Available data:

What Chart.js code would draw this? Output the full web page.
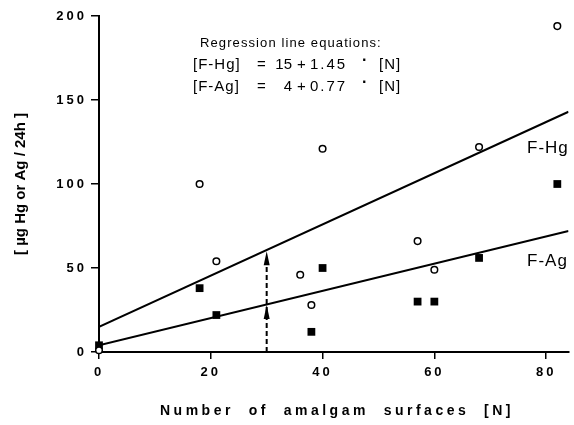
<!DOCTYPE html>
<html>
<head>
<meta charset="utf-8">
<script src="https://cdn.jsdelivr.net/npm/chart.js@4.4.0/dist/chart.umd.min.js"></script>
<style>
  html, body { margin: 0; padding: 0; background: #fff; }
</style>
</head>
<body>
<canvas id="amalgamChart" width="574" height="425"></canvas>
<script>
// values
const hgN   = [0, 18, 21, 36, 38, 40, 57, 60, 68, 82];
const hgVal = [1, 100, 54, 46, 28, 121, 66, 49, 122, 194];
const agN   = [0, 18, 21, 38, 40, 57, 60, 68, 82];
const agVal = [4, 38, 22, 12, 50, 30, 30, 56, 100];

// regression lines as drawn (N = 0 and right edge of the plot)
const fitN  = [0, 84];
const fitHg = [15, 143];
const fitAg = [4, 72];

// dashed arrow at N = 30, arrow tips on the two lines
const arrowN = 30;
const arrowTips = [60, 28];

const xTicks = [0, 20, 40, 60, 80];
const yTicks = [0, 50, 100, 150, 200];

const FONT = 'Liberation Sans, Arial, Helvetica, sans-serif';

const pts = (xs, ys) => xs.map((x, i) => ({ x: x, y: ys[i] }));

// text and the arrow, drawn on top of the chart
const scanExtras = {
  id: 'scanExtras',
  beforeDraw(chart) {
    chart.ctx.letterSpacing = '3px'; // wide tick digits like the scan
  },
  afterDatasetsDraw(chart) {
    const ctx = chart.ctx;
    const xs = chart.scales.x, ys = chart.scales.y;
    const px = xs.getPixelForValue(arrowN);
    ctx.save();
    ctx.strokeStyle = '#000';
    ctx.fillStyle = '#000';
    ctx.lineWidth = 2;
    ctx.setLineDash([5, 3]);
    ctx.beginPath();
    ctx.moveTo(px, ys.getPixelForValue(0));
    ctx.lineTo(px, ys.getPixelForValue(arrowTips[0]) + 6);
    ctx.stroke();
    ctx.setLineDash([]);
    arrowTips.forEach(v => {
      const py = ys.getPixelForValue(v);
      ctx.beginPath();
      ctx.moveTo(px, py);
      ctx.lineTo(px - 3, py + 14);
      ctx.lineTo(px + 3, py + 14);
      ctx.closePath();
      ctx.fill();
    });
    ctx.restore();
  },
  afterDraw(chart) {
    const ctx = chart.ctx;
    ctx.save();
    ctx.fillStyle = '#000';

    // y axis title
    ctx.save();
    ctx.translate(21, 184);
    ctx.rotate(-Math.PI / 2);
    ctx.font = 'bold 15px ' + FONT;
    ctx.letterSpacing = '0px';
    ctx.textAlign = 'center';
    ctx.textBaseline = 'middle';
    ctx.fillText('[ µg Hg or Ag / 24h ]', 0, 0);
    ctx.restore();

    // x axis title
    ctx.font = 'bold 14px ' + FONT;
    ctx.letterSpacing = '3.5px';
    ctx.textAlign = 'left';
    ctx.textBaseline = 'alphabetic';
    ctx.fillText('Number  of  amalgam  surfaces  [N]', 160, 415);

    // regression equations
    ctx.font = '13px ' + FONT;
    ctx.letterSpacing = '1.1px';
    ctx.fillText('Regression line equations:', 200, 47);

    const eqs = [['[F-Hg]', '15', '1.45', 69], ['[F-Ag]', '4', '0.77', 91]];
    eqs.forEach(e => {
      const y = e[3];
      ctx.font = '15px ' + FONT;
      ctx.textAlign = 'left';
      ctx.letterSpacing = '1px';
      ctx.fillText(e[0], 193, y);
      ctx.fillText('=', 257, y);
      ctx.fillText('+', 297, y);
      ctx.fillText('[N]', 379, y);
      ctx.letterSpacing = '2px';
      ctx.fillText(e[2], 310, y);
      ctx.letterSpacing = '0px';
      ctx.textAlign = 'right';
      ctx.fillText(e[1], 292, y);
      ctx.textAlign = 'left';
      ctx.font = 'bold 16px ' + FONT;
      ctx.fillText('·', 362, y - 4);
    });

    // line labels
    ctx.textAlign = 'left';
    ctx.font = '17px ' + FONT;
    ctx.letterSpacing = '1px';
    ctx.fillText('F-Hg', 527, 153);
    ctx.fillText('F-Ag', 527, 266);

    ctx.restore();
  }
};

const ctx = document.getElementById('amalgamChart').getContext('2d');
new Chart(ctx, {
  type: 'scatter',
  data: {
    datasets: [
      {
        label: 'F-Hg fit',
        data: pts(fitN, fitHg),
        showLine: true,
        borderColor: '#000',
        borderWidth: 2,
        pointRadius: 0
      },
      {
        label: 'F-Ag fit',
        data: pts(fitN, fitAg),
        showLine: true,
        borderColor: '#000',
        borderWidth: 2,
        pointRadius: 0
      },
      {
        label: 'F-Hg',
        data: pts(hgN, hgVal),
        pointStyle: 'circle',
        pointRadius: 3.3,
        borderWidth: 1.5,
        borderColor: '#000',
        backgroundColor: '#fff',
        clip: false
      },
      {
        label: 'F-Ag',
        data: pts(agN, agVal),
        pointStyle: 'rect',
        pointRadius: 5.5,
        borderWidth: 0,
        borderColor: '#000',
        backgroundColor: '#000',
        clip: false
      }
    ]
  },
  options: {
    responsive: false,
    animation: false,
    devicePixelRatio: 1,
    layout: { padding: { top: 16, right: 0, bottom: 0, left: 0 } },
    plugins: {
      legend: { display: false },
      tooltip: { enabled: false }
    },
    scales: {
      x: {
        type: 'linear',
        min: 0,
        max: 84,
        afterBuildTicks: s => { s.ticks = xTicks.map(v => ({ value: v })); },
        afterFit: s => { s.height = 73; },
        border: { color: '#000', width: 2 },
        grid: { drawOnChartArea: false, tickLength: 7, color: '#000', lineWidth: 1.5 },
        ticks: {
          color: '#000',
          padding: 6,
          maxRotation: 0,
          autoSkip: false,
          font: { family: FONT, size: 13, weight: 'bold' }
        }
      },
      y: {
        type: 'linear',
        min: 0,
        max: 200,
        afterBuildTicks: s => { s.ticks = yTicks.map(v => ({ value: v })); },
        afterFit: s => { s.width = 99; },
        border: { color: '#000', width: 2 },
        grid: { drawOnChartArea: false, tickLength: 8, color: '#000', lineWidth: 1.5 },
        ticks: {
          color: '#000',
          padding: 4,
          font: { family: FONT, size: 13, weight: 'bold' }
        }
      }
    }
  },
  plugins: [scanExtras]
});
</script>
</body>
</html>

Directions for this task: From the first line above to the line containing "30, 56, 100];", repeat each line exactly. Pictures stay out.

Complete output:
What Chart.js code would draw this? Output the full web page.
<!DOCTYPE html>
<html>
<head>
<meta charset="utf-8">
<script src="https://cdn.jsdelivr.net/npm/chart.js@4.4.0/dist/chart.umd.min.js"></script>
<style>
  html, body { margin: 0; padding: 0; background: #fff; }
</style>
</head>
<body>
<canvas id="amalgamChart" width="574" height="425"></canvas>
<script>
// values
const hgN   = [0, 18, 21, 36, 38, 40, 57, 60, 68, 82];
const hgVal = [1, 100, 54, 46, 28, 121, 66, 49, 122, 194];
const agN   = [0, 18, 21, 38, 40, 57, 60, 68, 82];
const agVal = [4, 38, 22, 12, 50, 30, 30, 56, 100];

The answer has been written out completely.